> [REQUEST]: Retype only the lines below from the one with "Generate a component" to the one with "Chart.register(...registerables);", inclusive, skipping every image.

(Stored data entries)

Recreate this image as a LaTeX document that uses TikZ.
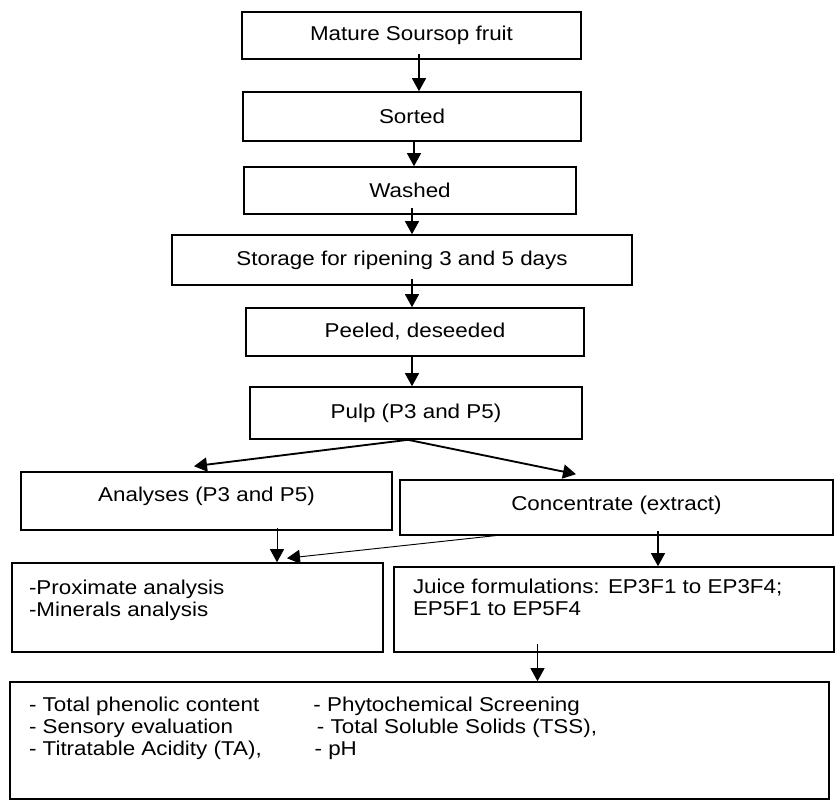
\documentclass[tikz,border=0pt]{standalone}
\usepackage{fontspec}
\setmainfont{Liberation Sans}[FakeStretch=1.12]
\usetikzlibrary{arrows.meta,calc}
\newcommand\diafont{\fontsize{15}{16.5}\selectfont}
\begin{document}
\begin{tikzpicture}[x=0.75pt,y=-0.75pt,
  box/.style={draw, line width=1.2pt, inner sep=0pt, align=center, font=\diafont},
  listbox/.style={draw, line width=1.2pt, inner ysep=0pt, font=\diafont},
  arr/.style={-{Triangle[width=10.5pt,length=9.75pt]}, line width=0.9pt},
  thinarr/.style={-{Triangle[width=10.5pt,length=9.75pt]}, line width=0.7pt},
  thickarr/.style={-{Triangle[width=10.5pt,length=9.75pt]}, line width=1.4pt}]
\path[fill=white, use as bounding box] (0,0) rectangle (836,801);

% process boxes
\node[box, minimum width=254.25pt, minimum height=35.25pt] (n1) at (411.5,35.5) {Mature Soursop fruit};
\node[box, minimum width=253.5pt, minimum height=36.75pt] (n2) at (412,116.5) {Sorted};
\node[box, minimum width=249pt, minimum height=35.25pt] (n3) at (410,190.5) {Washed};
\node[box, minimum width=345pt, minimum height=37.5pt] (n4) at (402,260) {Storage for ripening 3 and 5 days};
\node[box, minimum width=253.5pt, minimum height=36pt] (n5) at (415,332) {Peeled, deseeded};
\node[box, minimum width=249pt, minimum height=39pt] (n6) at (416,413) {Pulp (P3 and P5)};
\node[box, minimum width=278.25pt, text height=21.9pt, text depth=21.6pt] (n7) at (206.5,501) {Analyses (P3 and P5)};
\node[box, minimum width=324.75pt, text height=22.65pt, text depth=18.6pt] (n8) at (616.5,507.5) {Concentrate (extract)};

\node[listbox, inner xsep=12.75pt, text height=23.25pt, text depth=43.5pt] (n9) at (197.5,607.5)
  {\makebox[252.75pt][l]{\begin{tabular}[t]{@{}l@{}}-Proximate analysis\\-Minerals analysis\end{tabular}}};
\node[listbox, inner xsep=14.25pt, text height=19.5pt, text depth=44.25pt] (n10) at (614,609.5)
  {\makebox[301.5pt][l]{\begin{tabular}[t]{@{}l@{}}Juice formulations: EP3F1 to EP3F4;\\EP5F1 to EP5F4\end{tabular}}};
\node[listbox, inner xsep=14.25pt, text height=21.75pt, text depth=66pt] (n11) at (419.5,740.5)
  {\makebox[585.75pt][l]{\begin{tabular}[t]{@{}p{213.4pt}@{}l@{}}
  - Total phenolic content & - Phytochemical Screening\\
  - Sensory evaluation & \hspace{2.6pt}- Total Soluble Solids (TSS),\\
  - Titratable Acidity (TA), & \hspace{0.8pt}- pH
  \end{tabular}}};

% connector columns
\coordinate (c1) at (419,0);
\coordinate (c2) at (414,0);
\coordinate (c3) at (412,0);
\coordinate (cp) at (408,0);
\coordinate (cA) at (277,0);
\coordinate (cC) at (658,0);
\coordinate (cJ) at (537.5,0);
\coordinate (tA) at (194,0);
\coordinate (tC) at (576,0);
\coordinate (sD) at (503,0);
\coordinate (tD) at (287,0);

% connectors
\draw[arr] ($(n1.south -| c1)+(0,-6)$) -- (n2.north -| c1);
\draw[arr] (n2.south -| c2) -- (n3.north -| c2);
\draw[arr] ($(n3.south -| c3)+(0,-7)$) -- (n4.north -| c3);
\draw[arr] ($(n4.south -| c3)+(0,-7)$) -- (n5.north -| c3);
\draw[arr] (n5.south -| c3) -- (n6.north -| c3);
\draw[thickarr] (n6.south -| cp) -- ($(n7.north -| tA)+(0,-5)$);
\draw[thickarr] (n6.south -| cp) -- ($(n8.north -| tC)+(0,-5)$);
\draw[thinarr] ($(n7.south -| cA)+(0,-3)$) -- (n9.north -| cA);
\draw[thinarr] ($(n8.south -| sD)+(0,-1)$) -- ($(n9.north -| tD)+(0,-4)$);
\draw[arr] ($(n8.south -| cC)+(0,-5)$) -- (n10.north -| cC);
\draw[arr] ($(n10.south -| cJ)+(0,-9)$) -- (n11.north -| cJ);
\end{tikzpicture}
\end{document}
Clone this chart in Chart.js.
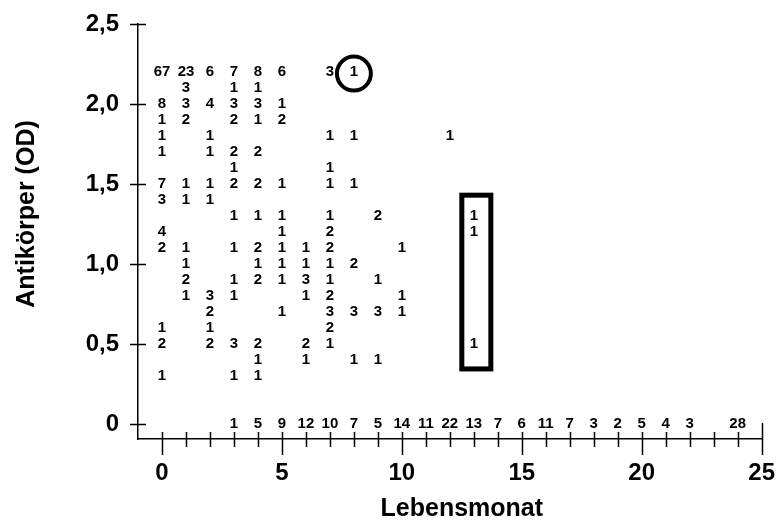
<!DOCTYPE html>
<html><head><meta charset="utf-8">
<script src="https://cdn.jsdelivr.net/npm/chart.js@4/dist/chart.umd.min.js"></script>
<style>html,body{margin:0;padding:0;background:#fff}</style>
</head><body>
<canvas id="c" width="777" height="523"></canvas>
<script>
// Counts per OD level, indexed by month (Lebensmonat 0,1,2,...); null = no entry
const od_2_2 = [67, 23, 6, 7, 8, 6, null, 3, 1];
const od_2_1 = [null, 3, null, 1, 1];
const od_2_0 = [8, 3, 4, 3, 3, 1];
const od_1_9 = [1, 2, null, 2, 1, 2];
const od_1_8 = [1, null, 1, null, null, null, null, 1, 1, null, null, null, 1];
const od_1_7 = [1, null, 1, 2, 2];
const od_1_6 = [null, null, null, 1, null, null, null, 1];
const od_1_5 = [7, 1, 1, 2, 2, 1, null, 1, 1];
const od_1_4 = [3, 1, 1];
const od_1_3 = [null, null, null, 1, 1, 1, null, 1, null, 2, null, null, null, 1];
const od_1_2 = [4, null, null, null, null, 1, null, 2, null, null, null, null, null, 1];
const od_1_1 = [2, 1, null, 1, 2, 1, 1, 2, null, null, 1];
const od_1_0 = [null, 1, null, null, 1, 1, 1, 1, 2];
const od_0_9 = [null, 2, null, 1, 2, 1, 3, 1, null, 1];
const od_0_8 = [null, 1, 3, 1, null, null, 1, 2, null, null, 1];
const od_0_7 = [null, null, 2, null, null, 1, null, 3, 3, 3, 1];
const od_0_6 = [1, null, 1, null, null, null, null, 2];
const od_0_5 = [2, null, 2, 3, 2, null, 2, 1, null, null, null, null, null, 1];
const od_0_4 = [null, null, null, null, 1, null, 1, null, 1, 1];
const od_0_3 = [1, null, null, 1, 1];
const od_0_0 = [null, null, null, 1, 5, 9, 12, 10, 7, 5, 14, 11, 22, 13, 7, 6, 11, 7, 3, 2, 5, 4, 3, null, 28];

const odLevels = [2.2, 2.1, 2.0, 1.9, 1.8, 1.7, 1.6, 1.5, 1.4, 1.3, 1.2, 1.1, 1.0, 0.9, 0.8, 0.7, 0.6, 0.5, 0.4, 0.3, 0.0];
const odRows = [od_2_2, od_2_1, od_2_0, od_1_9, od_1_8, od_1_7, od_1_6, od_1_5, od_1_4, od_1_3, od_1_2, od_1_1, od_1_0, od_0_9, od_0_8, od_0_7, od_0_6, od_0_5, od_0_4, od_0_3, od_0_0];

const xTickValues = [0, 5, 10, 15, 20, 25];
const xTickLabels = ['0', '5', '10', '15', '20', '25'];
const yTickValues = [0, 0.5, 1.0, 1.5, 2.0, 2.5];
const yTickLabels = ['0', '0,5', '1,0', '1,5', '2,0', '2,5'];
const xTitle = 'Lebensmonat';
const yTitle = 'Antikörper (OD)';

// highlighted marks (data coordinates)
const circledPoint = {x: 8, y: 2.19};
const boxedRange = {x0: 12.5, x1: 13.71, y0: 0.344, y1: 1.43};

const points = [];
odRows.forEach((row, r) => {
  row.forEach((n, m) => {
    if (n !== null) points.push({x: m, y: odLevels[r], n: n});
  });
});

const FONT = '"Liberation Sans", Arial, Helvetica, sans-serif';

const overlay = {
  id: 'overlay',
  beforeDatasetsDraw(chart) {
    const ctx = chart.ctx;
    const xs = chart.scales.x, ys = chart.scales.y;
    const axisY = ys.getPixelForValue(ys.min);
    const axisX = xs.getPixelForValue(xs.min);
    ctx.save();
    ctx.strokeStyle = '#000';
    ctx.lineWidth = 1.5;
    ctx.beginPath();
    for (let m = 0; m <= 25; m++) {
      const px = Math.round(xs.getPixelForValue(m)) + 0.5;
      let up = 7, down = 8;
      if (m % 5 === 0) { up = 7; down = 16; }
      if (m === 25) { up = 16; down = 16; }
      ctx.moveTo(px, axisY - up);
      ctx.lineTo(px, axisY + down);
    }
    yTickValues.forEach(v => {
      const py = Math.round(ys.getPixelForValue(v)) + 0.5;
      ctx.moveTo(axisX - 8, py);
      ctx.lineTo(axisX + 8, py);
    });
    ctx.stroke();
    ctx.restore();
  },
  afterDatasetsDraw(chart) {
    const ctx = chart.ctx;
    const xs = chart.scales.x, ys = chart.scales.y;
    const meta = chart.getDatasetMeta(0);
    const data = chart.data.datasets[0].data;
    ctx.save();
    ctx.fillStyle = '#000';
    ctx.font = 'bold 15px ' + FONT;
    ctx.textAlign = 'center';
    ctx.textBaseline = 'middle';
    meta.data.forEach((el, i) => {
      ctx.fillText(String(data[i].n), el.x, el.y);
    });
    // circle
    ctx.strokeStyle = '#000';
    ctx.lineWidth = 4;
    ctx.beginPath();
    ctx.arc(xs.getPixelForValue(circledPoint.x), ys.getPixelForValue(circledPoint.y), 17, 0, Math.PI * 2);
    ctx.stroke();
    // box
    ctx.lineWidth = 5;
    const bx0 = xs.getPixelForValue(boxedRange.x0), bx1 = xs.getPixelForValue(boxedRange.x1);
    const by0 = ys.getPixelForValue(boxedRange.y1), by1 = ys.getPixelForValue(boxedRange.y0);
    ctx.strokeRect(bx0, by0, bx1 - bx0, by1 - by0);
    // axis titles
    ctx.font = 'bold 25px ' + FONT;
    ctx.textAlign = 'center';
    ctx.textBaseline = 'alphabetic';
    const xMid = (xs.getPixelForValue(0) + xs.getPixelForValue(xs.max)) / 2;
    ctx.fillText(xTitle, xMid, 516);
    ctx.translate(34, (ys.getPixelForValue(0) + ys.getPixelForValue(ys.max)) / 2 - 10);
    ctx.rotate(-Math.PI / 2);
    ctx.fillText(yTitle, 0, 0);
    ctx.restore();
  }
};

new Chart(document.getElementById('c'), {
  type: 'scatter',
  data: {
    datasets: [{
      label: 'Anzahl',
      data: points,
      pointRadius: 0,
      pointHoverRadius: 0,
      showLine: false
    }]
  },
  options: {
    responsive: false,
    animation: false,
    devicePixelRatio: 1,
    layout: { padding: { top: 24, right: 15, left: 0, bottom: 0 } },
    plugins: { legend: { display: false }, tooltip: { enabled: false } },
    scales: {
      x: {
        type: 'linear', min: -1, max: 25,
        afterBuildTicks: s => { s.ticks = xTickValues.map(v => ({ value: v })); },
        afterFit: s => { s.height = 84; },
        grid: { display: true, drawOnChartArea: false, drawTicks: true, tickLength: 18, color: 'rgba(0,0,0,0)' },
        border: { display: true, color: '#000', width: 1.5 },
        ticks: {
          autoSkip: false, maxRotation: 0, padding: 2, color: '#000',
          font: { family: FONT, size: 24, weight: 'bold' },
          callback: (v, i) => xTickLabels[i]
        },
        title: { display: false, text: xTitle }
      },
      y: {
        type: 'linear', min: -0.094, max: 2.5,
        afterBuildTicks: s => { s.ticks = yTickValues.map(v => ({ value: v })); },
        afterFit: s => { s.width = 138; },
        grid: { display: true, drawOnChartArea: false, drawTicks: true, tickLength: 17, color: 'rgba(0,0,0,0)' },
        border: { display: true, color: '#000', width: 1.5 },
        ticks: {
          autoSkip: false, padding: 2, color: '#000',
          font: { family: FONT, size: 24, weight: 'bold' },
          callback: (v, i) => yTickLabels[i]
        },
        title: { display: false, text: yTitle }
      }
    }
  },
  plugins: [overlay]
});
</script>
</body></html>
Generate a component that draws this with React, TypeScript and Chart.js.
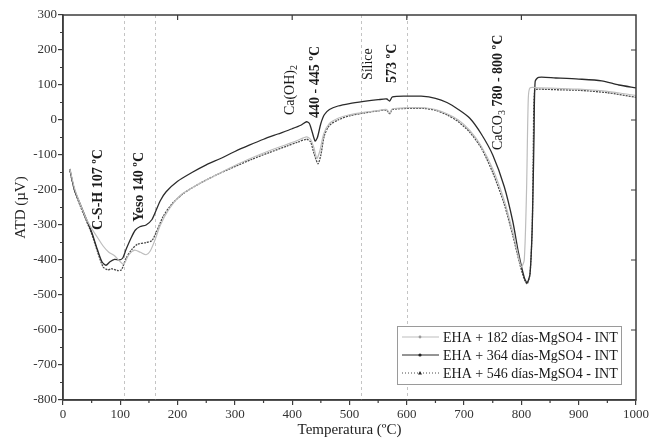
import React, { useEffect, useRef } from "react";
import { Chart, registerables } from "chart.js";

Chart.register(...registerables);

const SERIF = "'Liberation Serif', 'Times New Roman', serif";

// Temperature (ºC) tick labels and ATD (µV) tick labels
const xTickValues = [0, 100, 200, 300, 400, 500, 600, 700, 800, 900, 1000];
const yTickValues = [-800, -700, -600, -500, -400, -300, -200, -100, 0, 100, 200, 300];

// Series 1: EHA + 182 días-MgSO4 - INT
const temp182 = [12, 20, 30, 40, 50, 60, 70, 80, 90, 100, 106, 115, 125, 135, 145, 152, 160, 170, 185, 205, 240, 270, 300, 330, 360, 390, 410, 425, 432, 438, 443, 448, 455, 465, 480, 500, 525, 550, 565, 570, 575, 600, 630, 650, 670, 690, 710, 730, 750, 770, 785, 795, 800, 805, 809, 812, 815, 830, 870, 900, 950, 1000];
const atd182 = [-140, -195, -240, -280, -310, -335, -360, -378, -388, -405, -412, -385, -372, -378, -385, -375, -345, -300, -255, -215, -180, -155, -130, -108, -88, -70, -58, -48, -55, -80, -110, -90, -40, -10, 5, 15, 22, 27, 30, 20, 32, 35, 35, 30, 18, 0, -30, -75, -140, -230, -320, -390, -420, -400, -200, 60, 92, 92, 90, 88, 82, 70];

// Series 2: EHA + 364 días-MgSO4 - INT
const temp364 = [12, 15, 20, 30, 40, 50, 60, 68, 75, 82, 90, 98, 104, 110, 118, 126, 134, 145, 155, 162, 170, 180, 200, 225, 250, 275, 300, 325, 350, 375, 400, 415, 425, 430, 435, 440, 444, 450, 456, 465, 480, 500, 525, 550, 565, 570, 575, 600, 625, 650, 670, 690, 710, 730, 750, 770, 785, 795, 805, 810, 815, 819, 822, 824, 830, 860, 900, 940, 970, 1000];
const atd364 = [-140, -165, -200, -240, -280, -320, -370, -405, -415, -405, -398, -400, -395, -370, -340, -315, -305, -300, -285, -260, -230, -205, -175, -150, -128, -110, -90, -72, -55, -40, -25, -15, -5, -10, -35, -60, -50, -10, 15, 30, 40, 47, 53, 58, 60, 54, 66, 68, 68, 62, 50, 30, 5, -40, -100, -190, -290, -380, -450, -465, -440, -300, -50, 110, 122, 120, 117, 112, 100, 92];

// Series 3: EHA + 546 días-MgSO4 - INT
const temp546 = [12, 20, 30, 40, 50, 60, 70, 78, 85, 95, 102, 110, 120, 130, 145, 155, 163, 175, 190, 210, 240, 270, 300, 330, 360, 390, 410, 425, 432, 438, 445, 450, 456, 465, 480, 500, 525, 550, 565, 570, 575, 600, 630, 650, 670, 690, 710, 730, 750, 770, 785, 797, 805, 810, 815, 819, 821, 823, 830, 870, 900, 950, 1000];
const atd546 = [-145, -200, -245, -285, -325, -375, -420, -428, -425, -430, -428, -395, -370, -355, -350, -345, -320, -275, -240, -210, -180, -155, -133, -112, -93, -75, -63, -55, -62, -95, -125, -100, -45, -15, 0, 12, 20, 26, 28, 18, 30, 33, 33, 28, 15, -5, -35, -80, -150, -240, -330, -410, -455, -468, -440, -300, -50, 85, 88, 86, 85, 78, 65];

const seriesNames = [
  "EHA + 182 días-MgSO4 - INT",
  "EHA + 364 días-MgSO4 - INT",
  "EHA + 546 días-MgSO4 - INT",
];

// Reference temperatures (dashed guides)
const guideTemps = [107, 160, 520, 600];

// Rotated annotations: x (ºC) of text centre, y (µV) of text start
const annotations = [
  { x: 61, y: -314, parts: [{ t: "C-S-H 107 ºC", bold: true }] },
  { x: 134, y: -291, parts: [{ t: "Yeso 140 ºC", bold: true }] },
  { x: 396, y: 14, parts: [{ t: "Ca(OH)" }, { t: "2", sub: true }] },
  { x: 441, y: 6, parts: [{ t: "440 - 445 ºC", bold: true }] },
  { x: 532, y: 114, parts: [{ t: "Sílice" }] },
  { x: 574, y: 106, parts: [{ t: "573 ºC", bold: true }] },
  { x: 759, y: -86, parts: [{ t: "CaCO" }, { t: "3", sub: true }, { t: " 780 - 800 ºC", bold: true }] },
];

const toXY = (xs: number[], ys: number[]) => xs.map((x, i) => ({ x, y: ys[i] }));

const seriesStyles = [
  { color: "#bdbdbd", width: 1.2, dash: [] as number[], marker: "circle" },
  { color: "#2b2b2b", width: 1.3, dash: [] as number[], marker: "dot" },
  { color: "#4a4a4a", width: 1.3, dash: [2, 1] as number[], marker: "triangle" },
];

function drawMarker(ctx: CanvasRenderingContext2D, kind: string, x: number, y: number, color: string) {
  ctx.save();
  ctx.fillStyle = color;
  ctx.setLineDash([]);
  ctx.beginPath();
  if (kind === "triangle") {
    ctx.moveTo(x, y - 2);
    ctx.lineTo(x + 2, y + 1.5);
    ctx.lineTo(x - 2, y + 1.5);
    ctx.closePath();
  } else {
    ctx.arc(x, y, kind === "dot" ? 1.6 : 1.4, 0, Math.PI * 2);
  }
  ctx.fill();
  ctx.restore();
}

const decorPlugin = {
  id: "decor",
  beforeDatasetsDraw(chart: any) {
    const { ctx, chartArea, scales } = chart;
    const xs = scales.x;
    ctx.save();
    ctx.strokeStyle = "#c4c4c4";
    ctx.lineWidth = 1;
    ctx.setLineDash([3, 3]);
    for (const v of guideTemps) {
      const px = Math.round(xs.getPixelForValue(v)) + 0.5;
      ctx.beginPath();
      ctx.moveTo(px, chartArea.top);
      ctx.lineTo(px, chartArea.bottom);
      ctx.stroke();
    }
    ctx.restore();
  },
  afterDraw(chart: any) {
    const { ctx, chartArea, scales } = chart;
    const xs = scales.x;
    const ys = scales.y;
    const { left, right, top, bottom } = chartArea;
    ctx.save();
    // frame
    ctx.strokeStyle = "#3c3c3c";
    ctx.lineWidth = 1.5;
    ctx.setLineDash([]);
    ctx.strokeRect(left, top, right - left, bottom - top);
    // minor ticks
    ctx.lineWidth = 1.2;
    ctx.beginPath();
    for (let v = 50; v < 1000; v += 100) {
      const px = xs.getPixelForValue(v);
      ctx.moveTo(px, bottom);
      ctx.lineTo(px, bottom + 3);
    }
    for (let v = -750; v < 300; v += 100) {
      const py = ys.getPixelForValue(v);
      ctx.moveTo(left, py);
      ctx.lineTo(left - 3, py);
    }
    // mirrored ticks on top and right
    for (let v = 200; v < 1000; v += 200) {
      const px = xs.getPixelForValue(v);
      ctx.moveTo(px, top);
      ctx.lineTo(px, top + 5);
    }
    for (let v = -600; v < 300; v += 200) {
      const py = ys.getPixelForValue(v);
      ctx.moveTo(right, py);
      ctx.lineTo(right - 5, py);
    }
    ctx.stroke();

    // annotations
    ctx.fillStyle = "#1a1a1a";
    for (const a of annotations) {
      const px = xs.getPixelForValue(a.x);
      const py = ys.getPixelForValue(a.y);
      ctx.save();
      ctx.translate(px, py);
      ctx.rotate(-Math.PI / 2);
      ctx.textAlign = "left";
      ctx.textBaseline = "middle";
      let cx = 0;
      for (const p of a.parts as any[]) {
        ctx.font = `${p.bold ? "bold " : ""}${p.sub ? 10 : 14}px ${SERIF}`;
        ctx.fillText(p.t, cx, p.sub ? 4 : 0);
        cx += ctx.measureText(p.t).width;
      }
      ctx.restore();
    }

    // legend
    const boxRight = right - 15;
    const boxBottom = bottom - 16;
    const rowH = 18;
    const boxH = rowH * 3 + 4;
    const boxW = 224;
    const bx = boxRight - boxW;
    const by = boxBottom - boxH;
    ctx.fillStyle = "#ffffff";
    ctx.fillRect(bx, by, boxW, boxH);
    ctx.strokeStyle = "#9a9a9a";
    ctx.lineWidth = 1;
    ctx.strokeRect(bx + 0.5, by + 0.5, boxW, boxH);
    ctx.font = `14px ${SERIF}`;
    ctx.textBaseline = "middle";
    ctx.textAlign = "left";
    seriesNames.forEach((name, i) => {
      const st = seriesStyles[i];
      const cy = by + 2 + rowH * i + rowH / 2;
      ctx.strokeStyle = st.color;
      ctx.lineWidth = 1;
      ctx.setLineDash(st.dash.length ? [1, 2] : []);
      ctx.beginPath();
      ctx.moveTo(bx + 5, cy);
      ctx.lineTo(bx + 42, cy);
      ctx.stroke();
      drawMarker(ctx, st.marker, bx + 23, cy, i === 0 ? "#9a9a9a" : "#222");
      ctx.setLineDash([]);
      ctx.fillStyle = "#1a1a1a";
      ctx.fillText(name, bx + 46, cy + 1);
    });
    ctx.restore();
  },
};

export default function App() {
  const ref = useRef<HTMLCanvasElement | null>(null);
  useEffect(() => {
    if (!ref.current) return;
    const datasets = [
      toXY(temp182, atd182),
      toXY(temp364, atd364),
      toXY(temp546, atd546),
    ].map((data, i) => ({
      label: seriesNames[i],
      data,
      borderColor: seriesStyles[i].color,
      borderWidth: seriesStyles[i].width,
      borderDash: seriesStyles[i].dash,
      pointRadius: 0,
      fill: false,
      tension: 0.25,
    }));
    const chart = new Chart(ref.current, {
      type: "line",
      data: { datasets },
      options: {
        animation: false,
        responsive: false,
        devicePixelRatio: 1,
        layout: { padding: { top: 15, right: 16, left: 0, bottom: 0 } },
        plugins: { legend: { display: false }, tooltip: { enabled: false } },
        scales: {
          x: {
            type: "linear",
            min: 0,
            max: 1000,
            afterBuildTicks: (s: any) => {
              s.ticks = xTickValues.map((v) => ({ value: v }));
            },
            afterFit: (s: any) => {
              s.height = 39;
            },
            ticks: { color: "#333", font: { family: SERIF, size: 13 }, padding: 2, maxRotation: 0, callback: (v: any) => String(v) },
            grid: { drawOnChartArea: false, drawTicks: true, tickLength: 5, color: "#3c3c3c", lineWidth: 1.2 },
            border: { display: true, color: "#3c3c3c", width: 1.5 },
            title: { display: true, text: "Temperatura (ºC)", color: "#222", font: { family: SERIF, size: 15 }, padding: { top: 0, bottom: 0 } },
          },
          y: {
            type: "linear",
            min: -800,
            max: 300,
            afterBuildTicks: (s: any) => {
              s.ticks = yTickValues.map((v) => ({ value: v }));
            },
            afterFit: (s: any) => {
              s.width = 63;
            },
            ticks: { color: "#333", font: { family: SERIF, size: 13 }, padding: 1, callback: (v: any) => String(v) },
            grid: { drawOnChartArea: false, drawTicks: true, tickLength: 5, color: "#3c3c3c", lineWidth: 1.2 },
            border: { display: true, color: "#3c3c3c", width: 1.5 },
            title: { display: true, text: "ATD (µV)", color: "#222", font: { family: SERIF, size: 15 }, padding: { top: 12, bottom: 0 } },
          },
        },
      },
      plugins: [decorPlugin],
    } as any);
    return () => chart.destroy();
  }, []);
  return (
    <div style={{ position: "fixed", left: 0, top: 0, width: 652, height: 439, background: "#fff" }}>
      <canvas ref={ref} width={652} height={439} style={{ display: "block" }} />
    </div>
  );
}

> [RESULT OF THE TASK]:
Generate a component that draws this with React, TypeScript and Chart.js.
import React, { useEffect, useRef } from "react";
import { Chart, registerables } from "chart.js";

Chart.register(...registerables);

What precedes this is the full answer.